A day after the UPA-II Government decided to celebrate the completion of its three years in office by gifting the steepest-ever petrol price hike of Rs 7.5 a litre to the hapless common man, the oil companies in their defence, resorted to playing the same old tune of having been “forced” to take the much-criticised step. They said they were burdened due to heavy borrowings and the increasing disparity between global crude prices and the market rate at which the fuel was sold.

Even as the aam admi is yet to recover from the shocker unleashed by oil companies, there are possibilities that an empowered Group of Ministers (eGoM), headed by Finance Minister Pranab Mukherjee, may meet soon to take a call on revising diesel, cooking gas and kerosene rates. The meeting — which may happen anytime soon — is shrouded in speculation that considering the depreciating rupee and spiralling global crude prices, there could a steep hike in prices of these subsidised commodities too, which ironically are associated with the lowest common denominator of the society.

Meanwhile the whole of Thursday, speculation was rife with television channels claiming through “reliable sources” that petrol prices could come down by Rs 2 to Rs 3. The oil companies, however, gave no indication of any immediate rollback.

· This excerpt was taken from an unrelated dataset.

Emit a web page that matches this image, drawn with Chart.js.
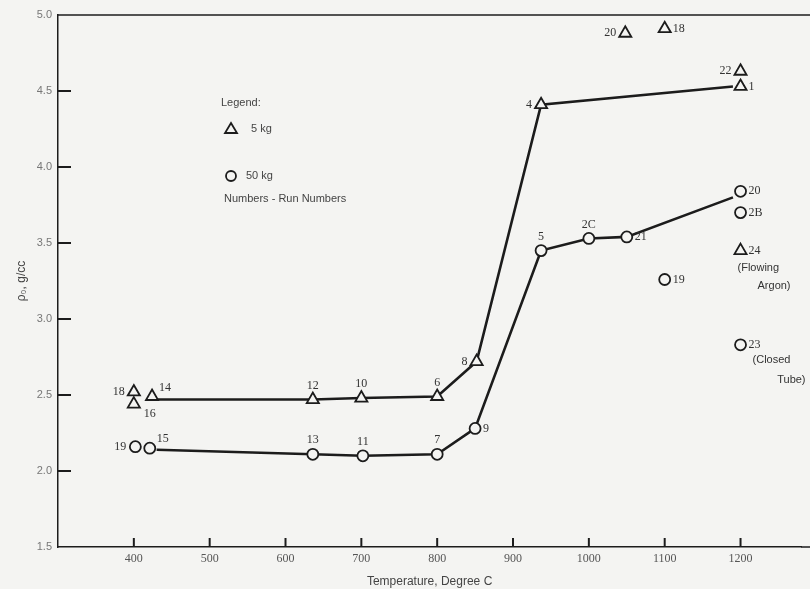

The decision evoked strong political reactions also with Opposition BJP closing ranks key UPA ally Trinamool Congress in protesting the hike. NDA, along with Left parties, called for a nationwide protest on May 31.

Amid the chaos, IndianOil Chairman RS Butola, along with his Hindustan Petroleum Corporation counterpart S Roy Choudhury, stuck to his “no money to repay mounting debt” line, while claiming that since the petrol prices were last upwardly revised six months back, they had been trying to cope with the growing gap between international crude prices and domestic rates of petrol.

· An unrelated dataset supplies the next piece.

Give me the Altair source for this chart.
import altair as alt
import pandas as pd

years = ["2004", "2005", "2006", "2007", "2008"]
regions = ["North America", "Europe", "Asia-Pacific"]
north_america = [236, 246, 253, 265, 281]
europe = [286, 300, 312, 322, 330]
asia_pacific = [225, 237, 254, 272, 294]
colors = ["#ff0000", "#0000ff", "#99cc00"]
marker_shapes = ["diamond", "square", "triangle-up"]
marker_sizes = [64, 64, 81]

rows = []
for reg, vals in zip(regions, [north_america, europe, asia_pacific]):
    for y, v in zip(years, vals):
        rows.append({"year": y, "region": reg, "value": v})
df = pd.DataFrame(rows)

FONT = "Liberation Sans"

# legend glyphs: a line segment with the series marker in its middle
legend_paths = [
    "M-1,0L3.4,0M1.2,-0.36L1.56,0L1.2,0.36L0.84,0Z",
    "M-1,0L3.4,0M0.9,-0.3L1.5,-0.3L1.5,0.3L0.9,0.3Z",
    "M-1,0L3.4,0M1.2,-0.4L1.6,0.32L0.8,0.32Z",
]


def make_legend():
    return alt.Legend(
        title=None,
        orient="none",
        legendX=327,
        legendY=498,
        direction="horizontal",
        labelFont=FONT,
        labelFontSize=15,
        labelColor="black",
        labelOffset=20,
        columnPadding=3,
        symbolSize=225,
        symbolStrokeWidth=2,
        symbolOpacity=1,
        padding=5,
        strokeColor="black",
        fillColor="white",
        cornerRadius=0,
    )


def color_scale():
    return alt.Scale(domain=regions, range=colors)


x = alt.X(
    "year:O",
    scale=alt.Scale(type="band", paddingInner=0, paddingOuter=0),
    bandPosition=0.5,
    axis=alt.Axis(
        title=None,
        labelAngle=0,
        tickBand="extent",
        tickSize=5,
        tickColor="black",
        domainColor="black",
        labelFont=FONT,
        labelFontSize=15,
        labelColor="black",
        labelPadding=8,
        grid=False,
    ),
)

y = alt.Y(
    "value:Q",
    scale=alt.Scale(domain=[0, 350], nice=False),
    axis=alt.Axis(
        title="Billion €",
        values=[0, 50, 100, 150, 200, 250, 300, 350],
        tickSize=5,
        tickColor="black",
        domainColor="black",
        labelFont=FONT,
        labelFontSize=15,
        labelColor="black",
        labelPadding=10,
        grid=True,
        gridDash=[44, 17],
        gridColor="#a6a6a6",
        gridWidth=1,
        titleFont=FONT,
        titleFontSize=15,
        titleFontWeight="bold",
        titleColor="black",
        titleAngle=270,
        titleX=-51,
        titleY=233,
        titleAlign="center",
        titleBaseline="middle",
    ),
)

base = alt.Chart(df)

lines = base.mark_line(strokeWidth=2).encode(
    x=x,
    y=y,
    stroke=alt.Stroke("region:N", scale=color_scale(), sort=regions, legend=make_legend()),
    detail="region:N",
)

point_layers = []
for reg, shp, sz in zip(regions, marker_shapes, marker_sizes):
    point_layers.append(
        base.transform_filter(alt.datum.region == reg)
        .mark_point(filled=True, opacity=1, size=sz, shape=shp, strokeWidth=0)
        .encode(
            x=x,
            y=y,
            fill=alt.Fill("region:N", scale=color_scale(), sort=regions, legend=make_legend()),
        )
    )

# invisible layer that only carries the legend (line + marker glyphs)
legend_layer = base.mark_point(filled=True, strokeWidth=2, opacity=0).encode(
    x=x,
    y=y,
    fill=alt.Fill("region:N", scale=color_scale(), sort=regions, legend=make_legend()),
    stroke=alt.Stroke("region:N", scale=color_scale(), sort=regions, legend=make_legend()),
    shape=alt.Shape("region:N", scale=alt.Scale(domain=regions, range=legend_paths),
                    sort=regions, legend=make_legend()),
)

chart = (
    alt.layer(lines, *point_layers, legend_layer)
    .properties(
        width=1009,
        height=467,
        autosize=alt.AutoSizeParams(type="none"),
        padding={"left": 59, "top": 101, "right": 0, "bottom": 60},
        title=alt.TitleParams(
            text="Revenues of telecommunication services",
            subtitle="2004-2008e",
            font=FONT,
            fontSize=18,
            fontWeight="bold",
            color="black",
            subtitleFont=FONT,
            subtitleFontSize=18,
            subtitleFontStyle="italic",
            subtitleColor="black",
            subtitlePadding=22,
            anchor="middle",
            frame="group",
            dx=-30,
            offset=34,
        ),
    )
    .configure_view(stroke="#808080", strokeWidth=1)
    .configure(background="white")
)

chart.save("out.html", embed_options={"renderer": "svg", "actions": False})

Citing helplessness, Butola said that the decision was taken as there has to be a limit as to how long they could undersell the fuel at less than market price, adding that the back-breaking borrowings creeping up on them - to the tune of Rs 6,000 crore, also forced them to take the call.

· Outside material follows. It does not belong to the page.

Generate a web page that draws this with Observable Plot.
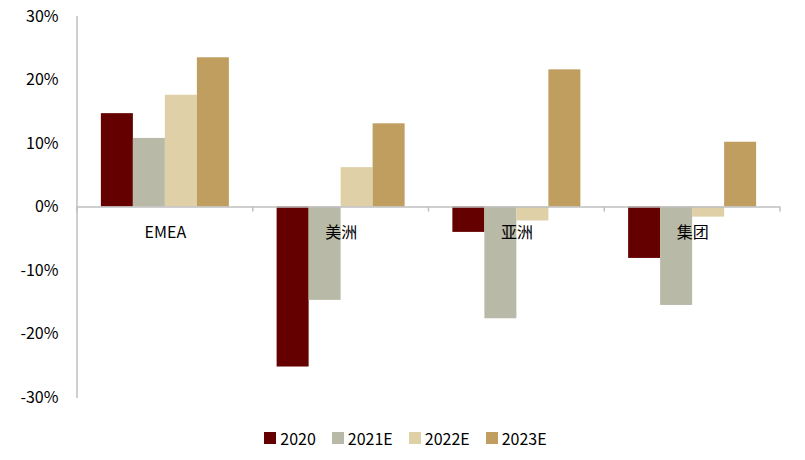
<!DOCTYPE html>
<html>
<head>
<meta charset="utf-8">
<script src="https://cdn.jsdelivr.net/npm/d3@7"></script>
<script src="https://cdn.jsdelivr.net/npm/@observablehq/plot@0.6"></script>
<style>
  body { margin: 0; background: #fff; font-family: "Noto Sans CJK SC", "Noto Sans", sans-serif; }
  #legend { display: flex; justify-content: center; align-items: center; height: 36px; font-size: 16px; color: #000; padding-left: 6px; }
  .item { display: flex; align-items: center; margin: 0 8px; }
  .sw { width: 12px; height: 12px; margin-right: 4px; }
</style>
</head>
<body>
<div id="chart"></div>
<div id="legend"></div>
<script>
const categories = ["EMEA", "美洲", "亚洲", "集团"];
const series = ["2020", "2021E", "2022E", "2023E"];
const colors = ["#640000", "#b9b9a7", "#dfd0a7", "#c09e60"];
const v2020  = [14.7, -25.2, -4.0, -8.1];
const v2021E = [10.8, -14.7, -17.6, -15.5];
const v2022E = [17.6, 6.2, -2.2, -1.6];
const v2023E = [23.5, 13.1, 21.6, 10.2];
const yTicks = [30, 20, 10, 0, -10, -20, -30];

const valuesBySeries = [v2020, v2021E, v2022E, v2023E];
const data = [];
categories.forEach((c, i) => series.forEach((s, j) => data.push({category: c, series: s, value: valuesBySeries[j][i]})));

const chart = Plot.plot({
  width: 805,
  height: 420,
  marginLeft: 77,
  marginRight: 25,
  marginTop: 16,
  marginBottom: 23,
  style: {fontFamily: '"Noto Sans CJK SC", "Noto Sans", sans-serif', fontSize: "16px", color: "#000", background: "#fff"},
  fx: {domain: categories, padding: 0, round: false, axis: null},
  x: {domain: series, paddingInner: 0, paddingOuter: 0.746, round: false, axis: null},
  y: {domain: [-30, 30], ticks: yTicks, tickFormat: d => d + "%", tickSize: 0, tickPadding: 19, label: null},
  color: {domain: series, range: colors},
  marks: [
    Plot.barY(data, {fx: "category", x: "series", y: "value", fill: "series"}),
    Plot.ruleY([0], {stroke: "#bfbfbf", strokeWidth: 1.5}),
    Plot.text(categories, {fx: d => d, text: d => d, y: () => 0, dy: 26, fontSize: 16, fill: "#000"})
  ]
});
document.getElementById("chart").appendChild(chart);

// boundary ticks and left axis line, positioned from the plot's own scales
const fxS = chart.scale("fx");
const yS = chart.scale("y");
const y0 = yS.apply(0);
const bounds = categories.map(c => fxS.apply(c));
bounds.push(fxS.apply(categories[categories.length - 1]) + fxS.bandwidth);
const g = d3.select(chart).append("g").attr("stroke", "#bfbfbf").attr("stroke-width", 1.5);
bounds.forEach(x => g.append("line").attr("x1", x).attr("x2", x).attr("y1", y0).attr("y2", y0 + 5));
g.append("line").attr("x1", bounds[0]).attr("x2", bounds[0]).attr("y1", yS.apply(30)).attr("y2", yS.apply(-30) + 1);

const legend = d3.select("#legend");
series.forEach((s, i) => {
  const it = legend.append("div").attr("class", "item");
  it.append("div").attr("class", "sw").style("background", colors[i]);
  it.append("span").text(s);
});
</script>
</body>
</html>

In fact in a sardonically manner, he said that the hike could have been to the tune of Rs 10 per litre, however they factored in the pressure on the common man and chose it to keep it at Rs 7.5 a litre.

The oil companies said that there was a lot of volatility in the market, therefore any decision on a price cut would only depend on the global scenario easing out in future.

Meanwhile Petroleum Minister S Jaipal Reddy, who was on a visit to Turkmenistan, returned to Delhi late on Thursday. He is said to have met Ahmed Patel, political secretary to Congress president Sonia Gandhi. However as several key Ministers like Sharad Pawar are not in the Capital, the possibility of the eGoM meeting taking place on Friday looks dim.